今度こそは、目的もハッキリしているし、大人になったし・・・!と思ってしまう。

どうせ3ページ書いて終わりである。

ちなみに年明けから始めた読書記録ノートも、はじめの15冊分くらい書いてもうやってない。

読みたい本が多すぎて3冊くらい並行読みしてしまっているせいで記録するのが億劫だ。

「今度使いたい言葉」と通じるところがあるが、「真似してみたい言い回し」「真似してみたい展開」とかを絶対にちゃんとメモっておいた方がいいのにうまく続かない。

結局iphoneのメモ帳に雑に「あ」とか「ぱおん」とかの題名のメモを作ってそこに適当にメモしているので、いざ思い出したい段階ですぐ出てこなくて困る。

しかもそれとは別にじっくり物を考えたいとき用の手書きのメモ帳(こっちは
最初からぐちゃぐちゃに書くのが目的だから字が汚くても気にならない)もあるので手に負えない。

あとevernoteもある。

メモをどうやって構築していくかというのは本当に人類の課題だなと思う。

電脳コイルの世界ならこういうのも最適解が生み出されたりするのかしらん。


電脳コイルで思い出したけど、私がスマートデバイスに求める機能って、
「自分の画面に移してるファイルを指で掴んで上にポイっと投げると相手の画面にそのまま届く機能」なんだよな。

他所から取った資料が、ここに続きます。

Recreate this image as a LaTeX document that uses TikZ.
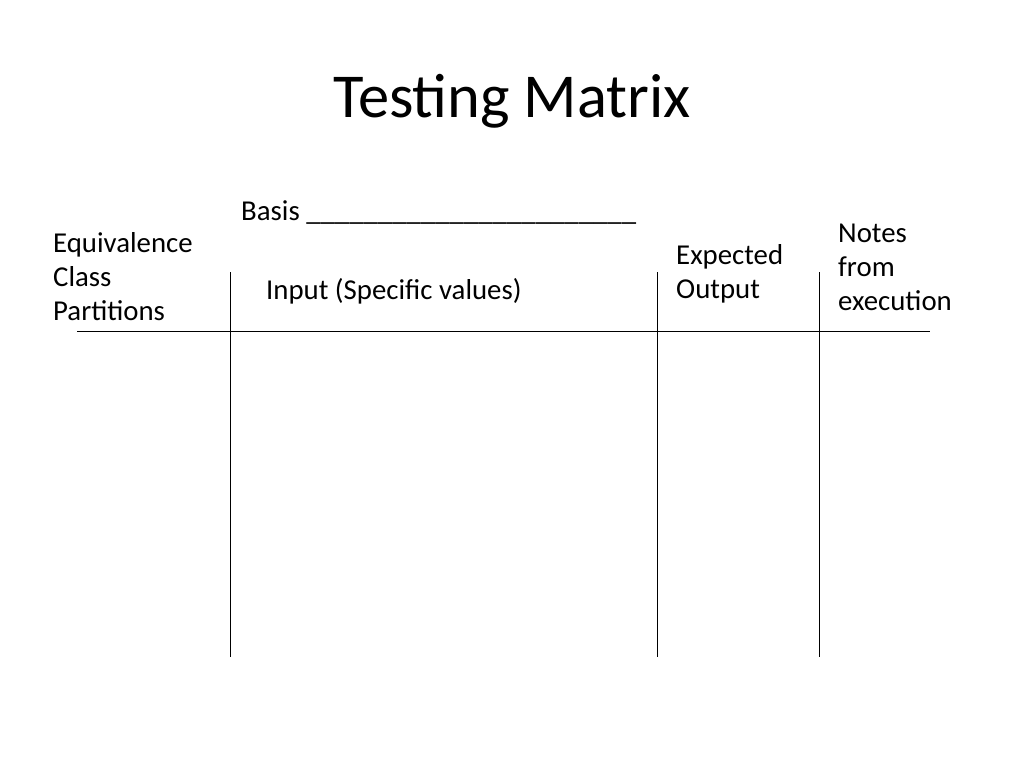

既に画面共有とかで事足りてるけど、そういうのじゃなく、手続きとかなにもせずただ目の前の相手に持っているプリントを手渡して見せるくらいのシームレスさを実現してほしい。

もちろんそんなのネットワークとかいろんな課題があるのでおそらく一生無理なんだけどね。

そういう個々人間のごくプライベートなやり取りに制限がある以上、きっと電脳世界への移住なんて永遠に夢のまた夢だろうと思う。

電脳世界では、「さっき河原で拾ってきたちっちゃい落ち葉」と「それを玄関先に飾ってみました」が同じ個体である保証がない。